Start
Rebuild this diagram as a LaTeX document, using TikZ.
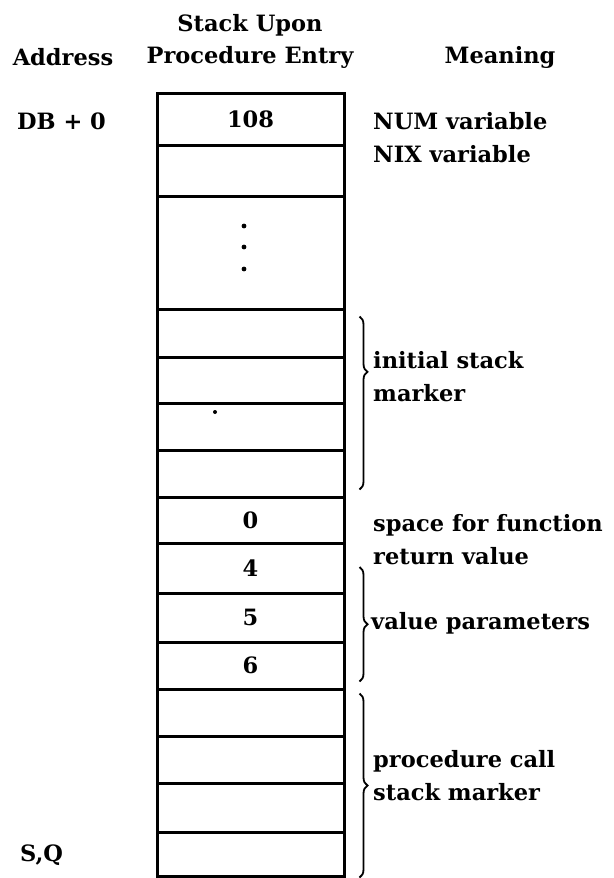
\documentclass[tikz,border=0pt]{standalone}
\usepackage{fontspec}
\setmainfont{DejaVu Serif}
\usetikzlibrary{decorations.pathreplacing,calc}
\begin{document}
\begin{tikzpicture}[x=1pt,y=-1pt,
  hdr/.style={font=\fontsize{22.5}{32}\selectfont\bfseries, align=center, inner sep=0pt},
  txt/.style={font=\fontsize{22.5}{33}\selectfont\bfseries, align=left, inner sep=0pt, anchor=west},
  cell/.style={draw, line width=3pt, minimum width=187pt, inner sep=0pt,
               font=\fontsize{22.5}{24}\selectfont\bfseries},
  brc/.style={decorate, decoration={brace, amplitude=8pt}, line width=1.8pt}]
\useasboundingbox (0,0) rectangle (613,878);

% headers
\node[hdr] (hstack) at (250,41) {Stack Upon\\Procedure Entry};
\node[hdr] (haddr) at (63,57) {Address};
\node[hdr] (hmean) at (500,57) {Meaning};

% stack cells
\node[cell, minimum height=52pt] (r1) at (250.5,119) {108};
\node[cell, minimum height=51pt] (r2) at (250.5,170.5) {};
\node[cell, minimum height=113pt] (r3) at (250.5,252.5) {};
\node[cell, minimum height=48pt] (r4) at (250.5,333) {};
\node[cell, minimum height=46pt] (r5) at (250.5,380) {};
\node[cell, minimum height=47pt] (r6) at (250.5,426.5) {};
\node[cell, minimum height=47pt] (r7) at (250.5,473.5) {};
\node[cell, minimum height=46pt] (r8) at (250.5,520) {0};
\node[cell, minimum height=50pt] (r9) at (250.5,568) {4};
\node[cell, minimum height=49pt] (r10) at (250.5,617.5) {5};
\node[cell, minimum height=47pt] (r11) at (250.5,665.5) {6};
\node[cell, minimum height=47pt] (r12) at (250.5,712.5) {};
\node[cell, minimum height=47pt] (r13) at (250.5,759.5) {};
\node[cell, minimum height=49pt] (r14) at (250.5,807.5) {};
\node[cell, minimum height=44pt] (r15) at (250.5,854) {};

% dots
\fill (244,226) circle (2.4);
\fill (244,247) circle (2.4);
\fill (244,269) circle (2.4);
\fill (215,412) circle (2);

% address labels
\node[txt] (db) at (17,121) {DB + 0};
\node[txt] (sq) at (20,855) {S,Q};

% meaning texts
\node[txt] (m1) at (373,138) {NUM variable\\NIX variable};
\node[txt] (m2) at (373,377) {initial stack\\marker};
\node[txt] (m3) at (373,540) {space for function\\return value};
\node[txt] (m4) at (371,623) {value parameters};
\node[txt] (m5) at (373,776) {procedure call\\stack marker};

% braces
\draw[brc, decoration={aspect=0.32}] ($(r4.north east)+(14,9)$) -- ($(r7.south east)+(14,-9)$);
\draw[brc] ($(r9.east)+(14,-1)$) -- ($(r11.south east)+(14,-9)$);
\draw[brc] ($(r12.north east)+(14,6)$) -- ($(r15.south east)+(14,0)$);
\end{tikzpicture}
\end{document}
End
Start
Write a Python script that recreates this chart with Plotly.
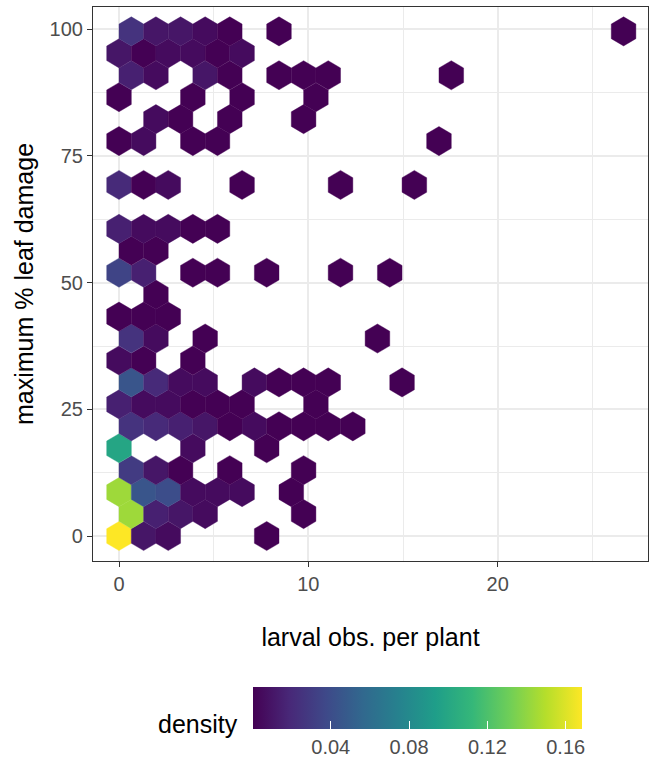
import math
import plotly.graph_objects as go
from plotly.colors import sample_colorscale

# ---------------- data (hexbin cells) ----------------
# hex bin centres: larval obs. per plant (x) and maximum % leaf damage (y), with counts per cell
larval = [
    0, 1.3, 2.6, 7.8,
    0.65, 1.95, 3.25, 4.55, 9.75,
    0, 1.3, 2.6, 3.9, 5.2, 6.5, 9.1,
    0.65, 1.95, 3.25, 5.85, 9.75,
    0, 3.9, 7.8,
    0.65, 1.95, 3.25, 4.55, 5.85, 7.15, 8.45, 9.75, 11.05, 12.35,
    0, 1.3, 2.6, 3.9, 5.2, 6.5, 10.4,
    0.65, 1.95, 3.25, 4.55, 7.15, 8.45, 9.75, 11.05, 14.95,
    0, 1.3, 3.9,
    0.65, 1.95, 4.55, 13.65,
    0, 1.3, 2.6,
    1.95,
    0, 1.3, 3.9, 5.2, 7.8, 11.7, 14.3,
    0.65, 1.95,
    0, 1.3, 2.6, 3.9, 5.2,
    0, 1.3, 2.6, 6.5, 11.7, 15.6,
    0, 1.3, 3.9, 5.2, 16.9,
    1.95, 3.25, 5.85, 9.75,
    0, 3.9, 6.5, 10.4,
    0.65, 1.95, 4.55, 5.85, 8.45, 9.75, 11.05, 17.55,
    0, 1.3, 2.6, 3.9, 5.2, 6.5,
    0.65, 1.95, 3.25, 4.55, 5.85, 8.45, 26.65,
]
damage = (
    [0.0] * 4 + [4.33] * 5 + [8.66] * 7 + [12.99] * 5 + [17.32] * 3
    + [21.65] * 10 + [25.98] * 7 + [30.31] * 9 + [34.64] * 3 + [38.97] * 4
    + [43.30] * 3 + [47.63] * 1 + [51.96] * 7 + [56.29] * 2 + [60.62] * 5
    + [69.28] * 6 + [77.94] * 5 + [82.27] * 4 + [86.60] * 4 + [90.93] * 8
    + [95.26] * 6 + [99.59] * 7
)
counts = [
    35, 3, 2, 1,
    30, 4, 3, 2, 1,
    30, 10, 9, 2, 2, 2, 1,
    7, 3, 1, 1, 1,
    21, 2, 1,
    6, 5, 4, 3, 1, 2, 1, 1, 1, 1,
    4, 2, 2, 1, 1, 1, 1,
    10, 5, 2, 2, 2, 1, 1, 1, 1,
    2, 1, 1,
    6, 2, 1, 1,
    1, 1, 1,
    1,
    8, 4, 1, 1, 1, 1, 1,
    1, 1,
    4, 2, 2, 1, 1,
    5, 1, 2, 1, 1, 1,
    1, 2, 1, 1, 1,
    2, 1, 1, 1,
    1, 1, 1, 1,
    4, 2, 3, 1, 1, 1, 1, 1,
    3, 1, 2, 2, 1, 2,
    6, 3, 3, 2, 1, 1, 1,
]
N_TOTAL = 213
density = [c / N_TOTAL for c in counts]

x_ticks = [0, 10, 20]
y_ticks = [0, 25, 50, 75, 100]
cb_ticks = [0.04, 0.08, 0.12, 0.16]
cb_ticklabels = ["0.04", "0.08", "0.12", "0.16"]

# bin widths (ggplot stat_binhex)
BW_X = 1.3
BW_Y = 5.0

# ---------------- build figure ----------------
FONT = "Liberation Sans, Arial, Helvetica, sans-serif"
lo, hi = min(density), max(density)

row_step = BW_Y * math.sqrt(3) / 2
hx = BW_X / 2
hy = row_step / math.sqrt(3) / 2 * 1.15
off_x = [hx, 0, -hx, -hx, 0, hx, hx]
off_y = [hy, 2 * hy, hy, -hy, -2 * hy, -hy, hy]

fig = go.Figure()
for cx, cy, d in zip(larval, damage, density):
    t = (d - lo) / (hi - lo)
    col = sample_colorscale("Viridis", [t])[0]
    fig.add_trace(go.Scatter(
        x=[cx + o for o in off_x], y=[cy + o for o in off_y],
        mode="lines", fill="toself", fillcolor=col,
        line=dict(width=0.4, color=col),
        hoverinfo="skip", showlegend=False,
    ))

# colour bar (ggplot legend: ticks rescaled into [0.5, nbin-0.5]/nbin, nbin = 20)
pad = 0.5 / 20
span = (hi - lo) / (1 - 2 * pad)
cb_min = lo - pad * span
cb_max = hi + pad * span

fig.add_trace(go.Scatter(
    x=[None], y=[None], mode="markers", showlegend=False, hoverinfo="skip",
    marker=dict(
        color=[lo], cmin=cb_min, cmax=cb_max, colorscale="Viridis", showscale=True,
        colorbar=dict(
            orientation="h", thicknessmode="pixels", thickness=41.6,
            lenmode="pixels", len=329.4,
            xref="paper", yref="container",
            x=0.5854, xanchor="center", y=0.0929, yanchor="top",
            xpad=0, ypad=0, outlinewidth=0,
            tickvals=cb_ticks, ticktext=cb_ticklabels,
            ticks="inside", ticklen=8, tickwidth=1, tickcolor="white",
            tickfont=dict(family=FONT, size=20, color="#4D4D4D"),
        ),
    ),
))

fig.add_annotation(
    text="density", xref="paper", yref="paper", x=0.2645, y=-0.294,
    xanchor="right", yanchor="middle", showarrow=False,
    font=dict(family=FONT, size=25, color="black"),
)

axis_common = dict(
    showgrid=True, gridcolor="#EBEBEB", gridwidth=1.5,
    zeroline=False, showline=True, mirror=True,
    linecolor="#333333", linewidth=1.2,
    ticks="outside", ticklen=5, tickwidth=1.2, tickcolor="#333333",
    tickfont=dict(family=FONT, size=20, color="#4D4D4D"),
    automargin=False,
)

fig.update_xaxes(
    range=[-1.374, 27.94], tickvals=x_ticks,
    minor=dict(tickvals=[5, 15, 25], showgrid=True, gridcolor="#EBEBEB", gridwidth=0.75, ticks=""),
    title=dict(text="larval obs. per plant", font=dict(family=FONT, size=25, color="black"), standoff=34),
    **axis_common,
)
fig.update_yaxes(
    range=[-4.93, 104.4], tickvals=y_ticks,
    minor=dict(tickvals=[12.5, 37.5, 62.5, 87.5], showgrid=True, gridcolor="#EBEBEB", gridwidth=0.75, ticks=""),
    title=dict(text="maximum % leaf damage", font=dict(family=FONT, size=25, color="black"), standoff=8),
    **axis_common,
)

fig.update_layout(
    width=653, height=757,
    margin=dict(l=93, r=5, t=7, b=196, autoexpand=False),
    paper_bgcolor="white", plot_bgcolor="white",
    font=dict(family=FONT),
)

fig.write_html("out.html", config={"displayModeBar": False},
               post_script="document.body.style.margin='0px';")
End
* Exercise goal *
Out of the records above, set down only the lines from the one that contains "Rebuild this diagram" through the one that contains "(hmean) at (500,57)", unchanged and without the pictures.

* Answer to the task *
Rebuild this diagram as a LaTeX document, using TikZ.
\documentclass[tikz,border=0pt]{standalone}
\usepackage{fontspec}
\setmainfont{DejaVu Serif}
\usetikzlibrary{decorations.pathreplacing,calc}
\begin{document}
\begin{tikzpicture}[x=1pt,y=-1pt,
  hdr/.style={font=\fontsize{22.5}{32}\selectfont\bfseries, align=center, inner sep=0pt},
  txt/.style={font=\fontsize{22.5}{33}\selectfont\bfseries, align=left, inner sep=0pt, anchor=west},
  cell/.style={draw, line width=3pt, minimum width=187pt, inner sep=0pt,
               font=\fontsize{22.5}{24}\selectfont\bfseries},
  brc/.style={decorate, decoration={brace, amplitude=8pt}, line width=1.8pt}]
\useasboundingbox (0,0) rectangle (613,878);

% headers
\node[hdr] (hstack) at (250,41) {Stack Upon\\Procedure Entry};
\node[hdr] (haddr) at (63,57) {Address};
\node[hdr] (hmean) at (500,57) {Meaning};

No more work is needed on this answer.